Bus Driver Made Unhinged Threats to 8-Year-Old Boy He Was Stalking: Court Docs

U.S. Attorney’s Office for the District of New Hampshire
U.S. Attorney’s Office for the District of New Hampshire

Using candy, Pokémon cards, and the threat of a mysterious criminal organization that would kill his family if he did not comply, a New Hampshire school bus driver attempted to convince an 8-year-old boy into taking photographs of himself, according to a criminal complaint.

The document, filed last Friday, paints a disturbing picture of an alleged stalker who spent months obsessing over his target, going so far as to invite himself to one of the boy’s Little League games.

The driver, a 39-year-old Maine man named Michael Chick, was arrested Friday night, New England Cable News reported. He is now facing a federal charge of interstate stalking, according to New Hampshire District Attorney Jane Young.

The boy, identified in court documents only as “AC,” was a young Greenland Central School student on one of Chick’s bus routes. Earlier this year, the driver began presenting the 8-year-old and his sister with small gifts, according to the complaint. Chick also allegedly left letters at their home whenever one of the children missed school, explaining how much he missed them.

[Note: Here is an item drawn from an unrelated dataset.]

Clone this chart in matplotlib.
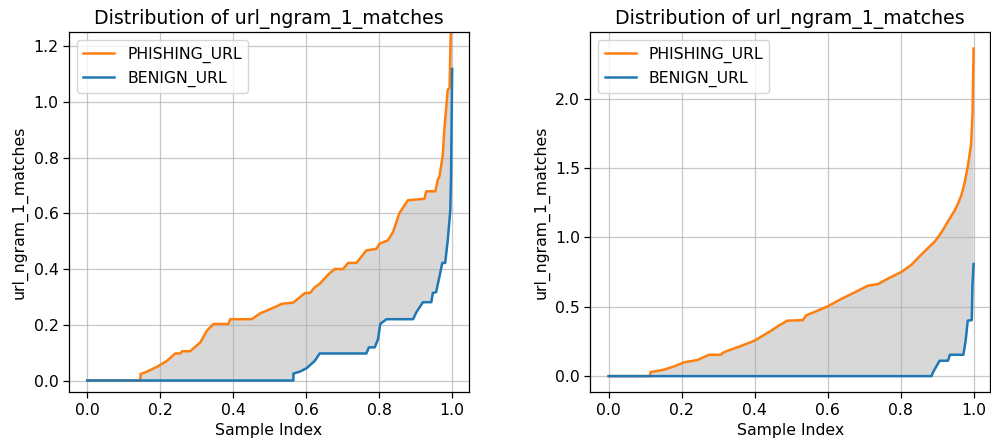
import numpy as np
import matplotlib
import matplotlib.pyplot as plt

matplotlib.use("Agg")

FEATURE = "url_ngram_1_matches"

# left panel (y axis clipped at 1.25)
left_phish_x = [0.0, 0.146, 0.146, 0.164, 0.191, 0.219, 0.241, 0.255, 0.26, 0.282, 0.31, 0.328,
                0.346, 0.387, 0.392, 0.451, 0.474, 0.51, 0.533, 0.565, 0.597, 0.61, 0.624, 0.637,
                0.665, 0.678, 0.701, 0.715, 0.738, 0.765, 0.792, 0.801, 0.824, 0.838, 0.856, 0.879,
                0.924, 0.929, 0.954, 0.961, 0.965, 0.974, 0.979, 0.988, 0.993, 0.997, 1.0]
left_phish_y = [0.0, 0.0, 0.023, 0.032, 0.049, 0.071, 0.097, 0.097, 0.105, 0.105, 0.137, 0.179,
                0.203, 0.203, 0.22, 0.22, 0.241, 0.261, 0.275, 0.28, 0.314, 0.314, 0.335, 0.347,
                0.386, 0.4, 0.4, 0.422, 0.422, 0.467, 0.472, 0.491, 0.503, 0.533, 0.602, 0.647,
                0.652, 0.679, 0.679, 0.722, 0.731, 0.804, 0.906, 1.044, 1.05, 1.3, 1.6]
left_benign_x = [0.0, 0.565, 0.565, 0.583, 0.601, 0.624, 0.637, 0.765, 0.772, 0.788, 0.797, 0.803,
                 0.82, 0.893, 0.902, 0.92, 0.943, 0.947, 0.956, 0.965, 0.973, 0.981, 0.988, 0.995,
                 0.997, 1.0]
left_benign_y = [0.0, 0.0, 0.025, 0.032, 0.044, 0.071, 0.097, 0.097, 0.119, 0.119, 0.149, 0.203,
                 0.22, 0.22, 0.245, 0.281, 0.281, 0.314, 0.317, 0.371, 0.422, 0.422, 0.503, 0.611,
                 0.731, 1.118]

# right panel
right_phish_x = [0.0, 0.113, 0.115, 0.151, 0.179, 0.206, 0.243, 0.275, 0.307, 0.316, 0.362, 0.399,
                 0.445, 0.467, 0.49, 0.532, 0.541, 0.568, 0.6, 0.637, 0.674, 0.71, 0.738, 0.765,
                 0.802, 0.83, 0.852, 0.875, 0.894, 0.912, 0.93, 0.948, 0.958, 0.967, 0.976, 0.985,
                 0.993, 0.997, 1.0]
right_phish_y = [0.0, 0.0, 0.029, 0.046, 0.07, 0.099, 0.116, 0.154, 0.154, 0.173, 0.217, 0.255,
                 0.327, 0.366, 0.4, 0.404, 0.438, 0.467, 0.503, 0.556, 0.604, 0.652, 0.664, 0.703,
                 0.751, 0.804, 0.864, 0.924, 0.972, 1.037, 1.117, 1.194, 1.249, 1.309, 1.401, 1.526,
                 1.67, 1.887, 2.363]
right_benign_x = [0.0, 0.885, 0.889, 0.898, 0.907, 0.93, 0.935, 0.972, 0.978, 0.984, 0.995, 0.997, 1.0]
right_benign_y = [0.0, 0.0, 0.029, 0.07, 0.111, 0.111, 0.154, 0.154, 0.25, 0.4, 0.404, 0.659, 0.809]

panels = [
    (left_phish_x, left_phish_y, left_benign_x, left_benign_y, (-0.043, 1.25)),
    (right_phish_x, right_phish_y, right_benign_x, right_benign_y, None),
]

fig, axes = plt.subplots(1, 2, figsize=(9.91, 4.41), dpi=100)
fig.subplots_adjust(left=0.0696, right=0.999, bottom=0.11, top=0.927, wspace=0.305)

for ax, (px, py, bx, by, ylim) in zip(axes, panels):
    # shaded gap between the two curves
    poly_x = np.concatenate([px, bx[::-1]])
    poly_y = np.concatenate([py, by[::-1]])
    ax.fill(poly_x, poly_y, color="gray", alpha=0.3, linewidth=0)
    ax.plot(px, py, color="#ff7f0e", lw=1.8, label="PHISHING_URL")
    ax.plot(bx, by, color="#1f77b4", lw=1.8, label="BENIGN_URL")
    ax.set_title(f"Distribution of {FEATURE}", fontsize=13.6)
    ax.set_xlabel("Sample Index", fontsize=11.3)
    ax.set_ylabel(FEATURE, fontsize=11.3)
    ax.set_xlim(-0.05, 1.045)
    if ylim is not None:
        ax.set_ylim(*ylim)
    ax.set_xticks([0.0, 0.2, 0.4, 0.6, 0.8, 1.0])
    ax.grid(True, color="#b0b0b0", alpha=0.7, lw=0.9)
    ax.tick_params(labelsize=11.3, length=4, width=0.9)
    for sp in ax.spines.values():
        sp.set_linewidth(0.9)
    ax.legend(loc="upper left", fontsize=11.3)

fig.savefig("out.png", dpi=100)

AC’s parents, already rattled, grew more concerned when Chick approached the mother to ask if he could attend one of the boy’s Little League games. They contacted school officials, who requested Chick be assigned to a different route.

On May 6, officers with the Greenland Police Department approached Chick for the first time. When one asked Chick why he thought law enforcement wanted to speak with him, the bus driver “responded that it ‘probably’ had to do with AC,” the complaint says. The officers cautioned Chick not to contact the boy or his family again.

Two months later, AC’s father was cleaning the boy’s closet when he stumbled upon two cell phones squirreled away in a Pokémon lunch box. Chick later told investigators that, several days after the officers’ warning, he had called AC over to his bus to give him the phones. Reluctant at first, the 8-year-old eventually accepted the devices. According to the complaint, “AC told his parents that he had only spoken to Chick one time on one of the phones and they talked about Pokémon.”

The family, fearing that Chick was planning to kidnap their son, installed surveillance cameras around their residence. What they didn’t realize was that Chick, using magnetic GPS trackers, was already keeping tabs on both their family vehicles. (Investigators later retrieved the devices after Chick confessed to having secretly installed them.)

Throughout May and June, the driver had begun to allude to a shadowy “they” and “them” in threatening conversations with AC, bus surveillance footage obtained by investigators showed.

“We’re still in this situation, right?” Chick can be heard asking in footage from May 13, according to the complaint. “Have you been worried about it?”

“Yeah,” the boy replied.

Occasionally muffled by the chatter of other students, Chick continued: “Remember our deal? The reason they haven’t gone to that [inaudible] is I’ve been paying $1,000 a week [inaudible] hold them off while I try to figure out what I gotta do.”

In a June 6 conversation, the driver warned the boy that “yesterday, when... you were at your grandmother’s house, we were right across the street.”

“I’m doing everything I can to stop them from doing very bad things,” he added.

In other conversations, Chick gave the boy instructions on how to use the cell phone, pressuring him to use it “in the bathroom” at school, the complaint states.

On Friday, AC felt brave enough to fill in the gaps for investigators about the driver’s threats, according to court records.

The boy said that Chick had talked about an organization known as “The Team,” which had between eight and 800 members. If “AC did not meet their demands,” the complaint explains, “‘The Team’ would go to ‘Plan B,’ which would result in AC being kidnapped and tortured.”

The Team, the boy claimed Chick told him, liked clothing and underwear.

An Aug. 5 search warrant executed at Chick’s home in Eliot, Maine turned up several disturbing items, including a large Ziplock baggie of children’s underwear, and a note—handwritten as though addressed to AC—that read: “Good job, you were great last night. Thank you. You saved yourself. Would have taken you away on Friday.”

Other notes were found in Chick’s bedroom, according to the complaint, including one with detailed instructions on how to take body selfies, offering the recipient “extra credit” if they recorded a “video of anything you would consider naughty.”

Several printed-out pages were more explicitly threatening. “YOU HAD TOO MANY CHANCES THIS IS NOT WORKING WE ARE DONE FUCKING AROUND,” one warned, “MAKE THIS HAPPEN NOW OR THE KID DISAPPEARS.”

“TODAY IS THE DAY YOU HAVE HAD FAR TOO MANY CHANCES,” another read in part. “SAY GOODBYE. WE ARE DOING THIS. DO NOT RUN. DO NOT HIDE. WE KNOW WHERE TO GET YOU.”

That Friday night, Chick arrived at the residence as officers were executing the warrant. Standing out on his front lawn, he told investigators that he had visited AC’s home at night between six and 10 times over the past few months, just to walk around the house. He was arrested soon after.

The bus driver has been ordered to remain in custody pending a detention hearing later this month.